**Record set**.
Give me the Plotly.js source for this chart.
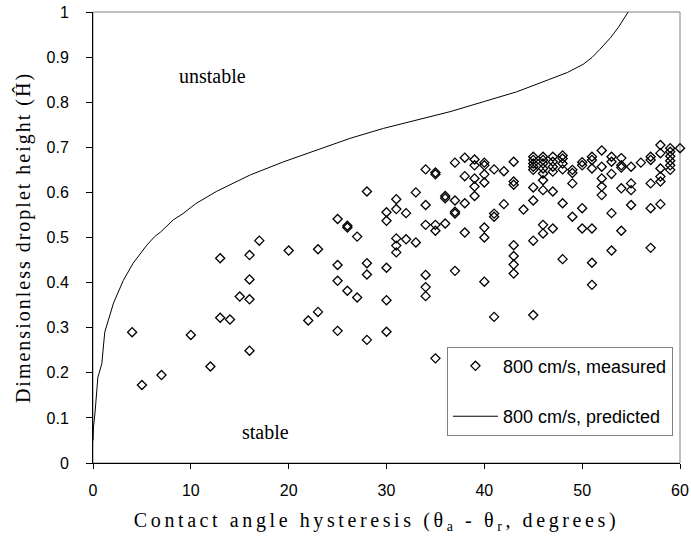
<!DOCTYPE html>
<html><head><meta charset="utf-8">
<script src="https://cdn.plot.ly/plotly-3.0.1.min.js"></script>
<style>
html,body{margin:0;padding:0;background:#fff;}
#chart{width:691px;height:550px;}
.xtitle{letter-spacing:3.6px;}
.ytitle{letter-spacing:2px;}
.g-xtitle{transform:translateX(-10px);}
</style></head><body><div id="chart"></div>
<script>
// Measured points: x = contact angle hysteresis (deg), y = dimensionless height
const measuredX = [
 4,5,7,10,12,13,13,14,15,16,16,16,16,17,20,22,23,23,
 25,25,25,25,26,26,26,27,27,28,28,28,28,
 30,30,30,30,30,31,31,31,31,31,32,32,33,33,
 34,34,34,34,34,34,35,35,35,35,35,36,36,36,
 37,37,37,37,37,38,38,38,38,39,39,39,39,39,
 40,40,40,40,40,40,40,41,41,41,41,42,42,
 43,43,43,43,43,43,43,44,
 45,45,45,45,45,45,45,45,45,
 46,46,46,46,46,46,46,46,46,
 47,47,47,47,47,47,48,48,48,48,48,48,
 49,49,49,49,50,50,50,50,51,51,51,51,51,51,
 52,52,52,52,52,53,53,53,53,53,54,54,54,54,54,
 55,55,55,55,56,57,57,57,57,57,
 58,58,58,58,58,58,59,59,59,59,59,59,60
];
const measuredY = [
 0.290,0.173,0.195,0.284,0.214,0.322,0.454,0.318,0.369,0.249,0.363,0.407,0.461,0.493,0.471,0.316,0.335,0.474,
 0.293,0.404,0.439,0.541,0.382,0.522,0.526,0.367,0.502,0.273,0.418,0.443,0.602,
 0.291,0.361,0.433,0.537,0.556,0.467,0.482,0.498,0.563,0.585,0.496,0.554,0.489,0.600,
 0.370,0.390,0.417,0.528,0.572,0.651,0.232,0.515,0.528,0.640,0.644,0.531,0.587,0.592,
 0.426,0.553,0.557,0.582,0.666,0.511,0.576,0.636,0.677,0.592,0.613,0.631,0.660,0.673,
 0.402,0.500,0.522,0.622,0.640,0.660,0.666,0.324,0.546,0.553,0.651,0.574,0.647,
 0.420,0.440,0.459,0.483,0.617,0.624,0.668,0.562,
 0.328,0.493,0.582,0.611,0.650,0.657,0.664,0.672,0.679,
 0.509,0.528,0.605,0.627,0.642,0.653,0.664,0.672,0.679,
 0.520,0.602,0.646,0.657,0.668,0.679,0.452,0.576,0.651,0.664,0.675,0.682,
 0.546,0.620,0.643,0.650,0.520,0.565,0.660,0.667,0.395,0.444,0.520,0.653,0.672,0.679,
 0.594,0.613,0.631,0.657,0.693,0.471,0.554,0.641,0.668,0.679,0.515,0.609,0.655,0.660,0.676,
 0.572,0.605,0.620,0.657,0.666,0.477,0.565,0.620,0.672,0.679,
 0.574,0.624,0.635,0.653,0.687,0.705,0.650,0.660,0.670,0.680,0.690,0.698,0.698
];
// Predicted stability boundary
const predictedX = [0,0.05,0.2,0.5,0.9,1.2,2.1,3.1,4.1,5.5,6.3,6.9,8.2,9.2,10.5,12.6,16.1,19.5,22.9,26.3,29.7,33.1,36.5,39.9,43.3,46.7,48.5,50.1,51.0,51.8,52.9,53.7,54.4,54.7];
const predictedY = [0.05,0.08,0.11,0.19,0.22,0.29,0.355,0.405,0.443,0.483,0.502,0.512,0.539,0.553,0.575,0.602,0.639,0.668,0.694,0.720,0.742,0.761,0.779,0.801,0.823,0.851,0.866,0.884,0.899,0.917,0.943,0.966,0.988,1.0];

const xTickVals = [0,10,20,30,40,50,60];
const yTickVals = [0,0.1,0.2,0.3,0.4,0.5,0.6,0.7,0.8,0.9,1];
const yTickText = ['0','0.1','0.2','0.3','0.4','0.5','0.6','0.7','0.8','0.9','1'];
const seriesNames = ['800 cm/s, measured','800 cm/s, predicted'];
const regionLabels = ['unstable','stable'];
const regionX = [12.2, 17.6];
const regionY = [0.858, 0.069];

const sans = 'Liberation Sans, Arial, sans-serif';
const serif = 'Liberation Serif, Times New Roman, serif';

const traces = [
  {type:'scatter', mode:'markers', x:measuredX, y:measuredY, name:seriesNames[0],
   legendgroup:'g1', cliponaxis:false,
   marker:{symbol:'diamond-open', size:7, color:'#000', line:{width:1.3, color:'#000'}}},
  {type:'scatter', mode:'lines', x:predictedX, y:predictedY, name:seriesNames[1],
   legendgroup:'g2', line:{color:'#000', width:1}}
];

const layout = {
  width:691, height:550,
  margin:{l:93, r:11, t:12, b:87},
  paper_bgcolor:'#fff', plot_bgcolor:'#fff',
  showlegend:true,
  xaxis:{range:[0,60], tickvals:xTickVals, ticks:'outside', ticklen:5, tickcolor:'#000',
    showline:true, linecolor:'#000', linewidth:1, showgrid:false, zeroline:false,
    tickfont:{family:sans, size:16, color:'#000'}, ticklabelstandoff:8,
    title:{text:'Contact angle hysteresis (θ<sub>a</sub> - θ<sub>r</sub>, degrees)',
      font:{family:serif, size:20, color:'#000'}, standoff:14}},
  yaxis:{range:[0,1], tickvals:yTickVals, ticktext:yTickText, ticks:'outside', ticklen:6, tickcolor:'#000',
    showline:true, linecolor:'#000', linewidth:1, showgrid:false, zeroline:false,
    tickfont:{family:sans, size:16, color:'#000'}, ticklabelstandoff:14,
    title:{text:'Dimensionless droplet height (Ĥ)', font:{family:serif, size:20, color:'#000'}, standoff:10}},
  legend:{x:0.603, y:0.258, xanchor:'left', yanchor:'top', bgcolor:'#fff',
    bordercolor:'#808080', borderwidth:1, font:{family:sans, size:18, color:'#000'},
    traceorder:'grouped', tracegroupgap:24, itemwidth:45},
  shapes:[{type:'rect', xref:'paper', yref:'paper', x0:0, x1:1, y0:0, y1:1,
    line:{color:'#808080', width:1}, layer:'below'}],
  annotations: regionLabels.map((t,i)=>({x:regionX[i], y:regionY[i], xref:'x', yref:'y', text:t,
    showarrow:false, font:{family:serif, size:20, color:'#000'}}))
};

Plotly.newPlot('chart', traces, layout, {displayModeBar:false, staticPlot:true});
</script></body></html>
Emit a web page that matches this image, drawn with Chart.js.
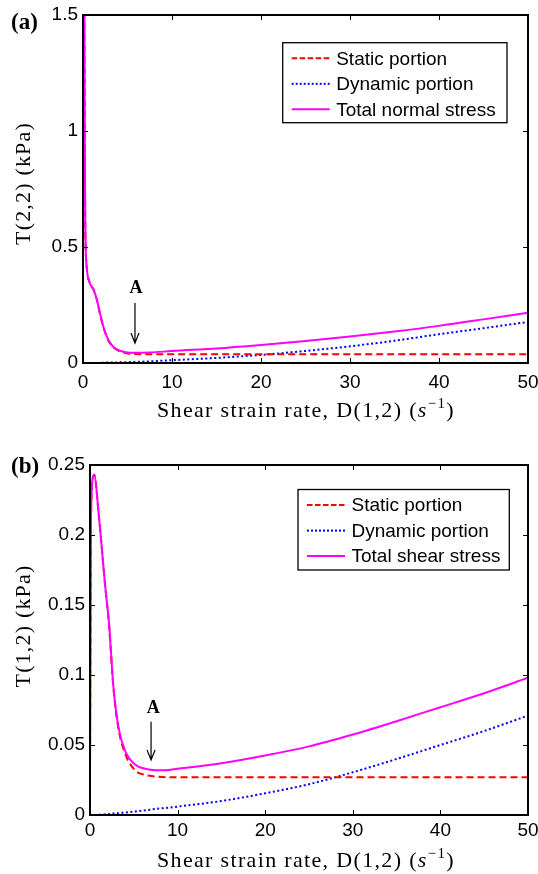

**Problem requirements**. Search the data for the word "this" and copy each line where it appears.

**Reply**.
Give me the Plotly.js source for this chart.
Emit a web page that matches this image, drawn with Chart.js.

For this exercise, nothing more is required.